How the left lost the argument.
One might think that a crisis brought on by rapacious, unregulated capitalism would have changed a few minds about the fundamental nature of the global economy.
One would be wrong. True, there is no lack of anti-capitalist sentiment in the world today, particularly as a crisis brought on by the system’s worst excesses continues to ravage the global economy. If anything, we are witnessing an overload of critiques of the horrors of capitalism: Books, newspaper investigations, and TV reports abound, telling us of companies ruthlessly polluting our environment, corrupted bankers who continue to get fat bonuses while their banks are bailed out by taxpayer money, and sweatshops where children work overtime.
Yet no matter how grievous the abuse or how indicative of a larger, more systemic failure, there’s a limit to how far these critiques go. The goal is invariably to democratize capitalism in the name of fighting excesses and to extend democratic control of the economy through the pressure of more media scrutiny, parliamentary inquiries, harsher laws, and honest police investigations. What is never questioned is the bourgeois state of law upon which modern capitalism depends. This remains the sacred cow that even the most radical critics from the likes of Occupy Wall Street and the World Social Forum dare not touch.
It’s no wonder, then, that the optimistic leftist expectations that the ongoing crisis would be a sobering moment — the awakening from a dream — turned out to be dangerously shortsighted. The year 2011 was indeed one of dreaming dangerously, of the revival of radical emancipatory politics all around the world. A year later, every day brings new proof of how fragile and inconsistent the awakening actually was. The enthusiasm of the Arab Spring is mired in compromises and religious fundamentalism; Occupy is losing momentum to such an extent that the police cleansing of New York’s Zuccotti Park even seemed like a blessing in disguise. It’s the same story around the world: Nepal’s Maoists seem outmaneuvered by the reactionary royalist forces; Venezuela’s "Bolivarian" experiment is regressing further and further into caudillo-run populism; and even the most hopeful sign, Greece’s anti-austerity movement, has lost energy after the electoral defeat of the leftist Syriza party.
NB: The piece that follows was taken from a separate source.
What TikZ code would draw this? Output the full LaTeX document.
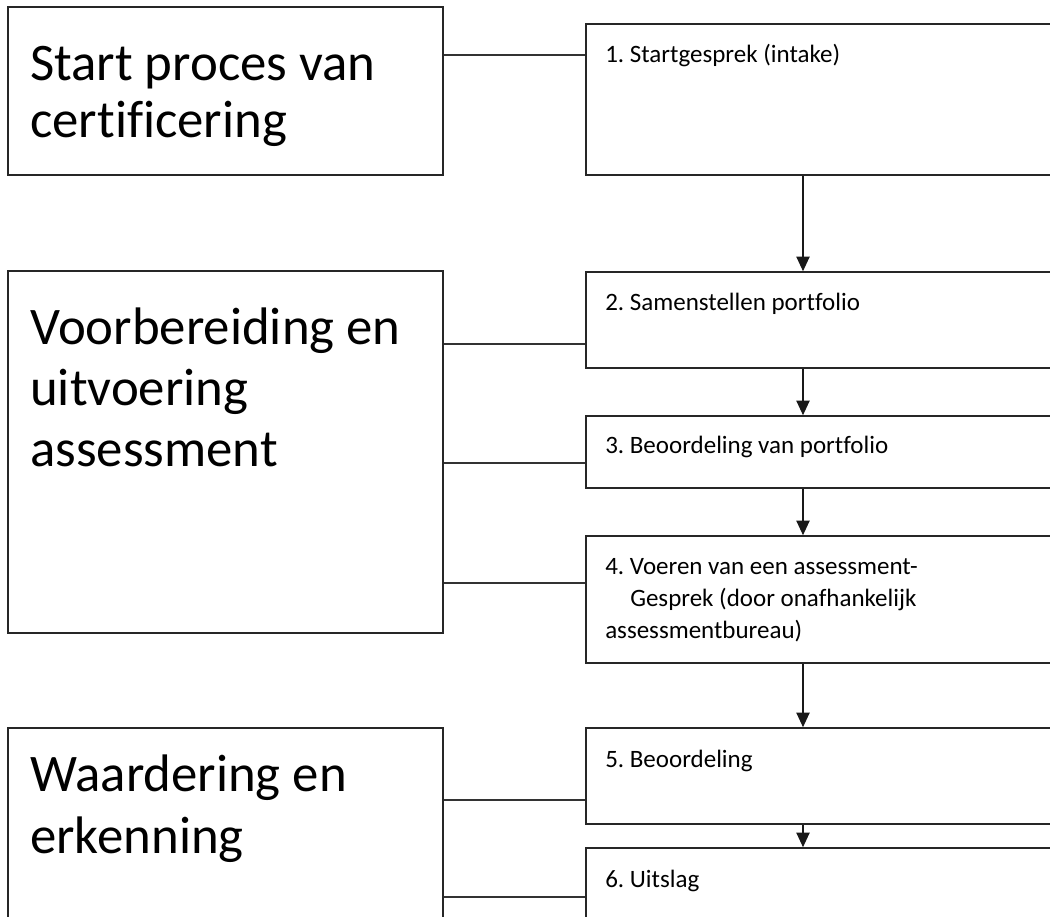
\documentclass[tikz,border=0pt]{standalone}
\usepackage{fontspec}
\setmainfont{Carlito}[Ligatures={NoCommon}]
\frenchspacing
\usetikzlibrary{arrows.meta}
\begin{document}
\begin{tikzpicture}[x=0.75pt,y=-0.75pt,
  bx/.style={draw=black!85, line width=1.2pt, rectangle, inner sep=0pt, fill=white},
  lbox/.style={bx, minimum width=326.25pt},
  rbox/.style={bx, minimum width=363pt},
  ln/.style={draw=black!80, line width=1.1pt},
  arr/.style={draw=black!90, line width=1pt, -{Triangle[width=10pt,length=11pt]}},
  big/.style={inner sep=0pt, anchor=base west, font=\fontsize{39.6pt}{36pt}\selectfont},
  small/.style={inner sep=0pt, anchor=base west, font=\fontsize{18.75pt}{24pt}\selectfont}]
\useasboundingbox (0,0) rectangle (1050,917);
\clip (0,0) rectangle (1050,917);
\fill[white] (0,0) rectangle (1050,917);

% left boxes
\node[lbox, minimum height=126pt] (L1) at (225.5,91) {};
\node[lbox, minimum height=271.5pt] (L2) at (225.5,452) {};
\node[lbox, minimum height=159pt] (L3) at (225.5,834) {};

% right boxes
\node[rbox, minimum height=113.25pt] (R1) at (828,99.5) {};
\node[rbox, minimum height=72pt] (R2) at (828,320) {};
\node[rbox, minimum height=54pt] (R3) at (828,452) {};
\node[rbox, minimum height=95.25pt] (R4) at (828,599.5) {};
\node[rbox, minimum height=72pt] (R5) at (828,776) {};
\node[rbox, minimum height=76.5pt] (R6) at (828,899) {};

% texts
\node[big] (t1) at (30,80) {\vtop{\baselineskip=43.5pt\hbox{Start proces van}\hbox{certificering}}};
\node[big] (t2) at (30,344) {\vtop{\baselineskip=45.75pt\hbox{Voorbereiding en}\hbox{uitvoering}\hbox{assessment}}};
\node[big] (t3) at (30,791) {\vtop{\baselineskip=46.5pt\hbox{Waardering en}\hbox{erkenning}}};

\node[small] (s1) at (605,63) {1. Startgesprek (intake)};
\node[small] (s2) at (605,310) {2. Samenstellen portfolio};
\node[small] (s3) at (605,453) {3. Beoordeling van portfolio};
\node[small] (s4) at (605,574) {\vtop{\baselineskip=24pt\hbox{4. Voeren van een assessment-}\hbox{\hspace*{18.75pt}Gesprek (door onafhankelijk}\hbox{assessmentbureau)}}};
\node[small] (s5) at (605,767) {5. Beoordeling};
\node[small] (s6) at (605,887) {6. Uitslag};

% horizontal connectors
\coordinate (h1) at (0,55);
\coordinate (h2) at (0,344);
\coordinate (h3) at (0,463);
\coordinate (h4) at (0,583);
\coordinate (h5) at (0,800);
\coordinate (h6) at (0,897);
\draw[ln] (L1.east |- h1) -- (R1.west |- h1);
\draw[ln] (L2.east |- h2) -- (R2.west |- h2);
\draw[ln] (L2.east |- h3) -- (R3.west |- h3);
\draw[ln] (L2.east |- h4) -- (R4.west |- h4);
\draw[ln] (L3.east |- h5) -- (R5.west |- h5);
\draw[ln] (L3.east |- h6) -- (R6.west |- h6);

% vertical arrows
\coordinate (ax) at (803,0);
\draw[arr] (R1.south -| ax) -- (R2.north -| ax);
\draw[arr] (R2.south -| ax) -- (R3.north -| ax);
\draw[arr] (R3.south -| ax) -- (R4.north -| ax);
\draw[arr] (R4.south -| ax) -- (R5.north -| ax);
\draw[arr] (R5.south -| ax) -- (R6.north -| ax);
\end{tikzpicture}
\end{document}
It now seems that the primary political effect of the economic crisis was not the rise of the radical left, but of racist populism, more wars, more poverty in the poorest Third World countries, and widening divisions between rich and poor. For all that crises shatter people out of their complacency and make them question the fundamentals of their lives, the first spontaneous reaction is not revolution but panic, which leads to a return to basics: food and shelter. The core premises of the ruling ideology are not put into doubt. They are even more violently asserted.
Could we in fact be seeing the conditions for the further radicalization of capitalism? German philosopher Peter Sloterdijk once told me that, if there is a person alive to whom they will build monuments 100 years from now, it is Lee Kuan Yew, the Singaporean leader who did more than anyone else to promote and implement the marriage of capitalism and authoritarianism — an arrangement he euphemistically referred to as "Asian values." The virus of this authoritarian capitalism is slowly but surely spreading around the globe, nowhere more so than China.
Faced with today’s explosion of capitalism in China, analysts often ask when political democracy as the "natural" political accompaniment of capitalism will enforce itself. But what if the promised democratization never arrives? What if China’s authoritarian capitalism is not a stop on the road to further democratization, but the end state toward which the rest of the world is headed?
Leon Trotsky once characterized tsarist Russia as "the vicious combination of the Asian knout [whip] and the European stock market," but the description applies even better to today’s China. In the Chinese iteration, the combination may prove to be a more stable one than the democratic capitalist model we have come to see as natural.
The main victim of the ongoing crisis is thus not capitalism, which appears to be evolving into an even more pervasive and pernicious form, but democracy — not to mention the left, whose inability to offer a viable global alternative has again been rendered visible to all. It was the left that was effectively caught with its pants down. It is almost as if this crisis were staged to demonstrate that the only solution to a failure of capitalism is more capitalism.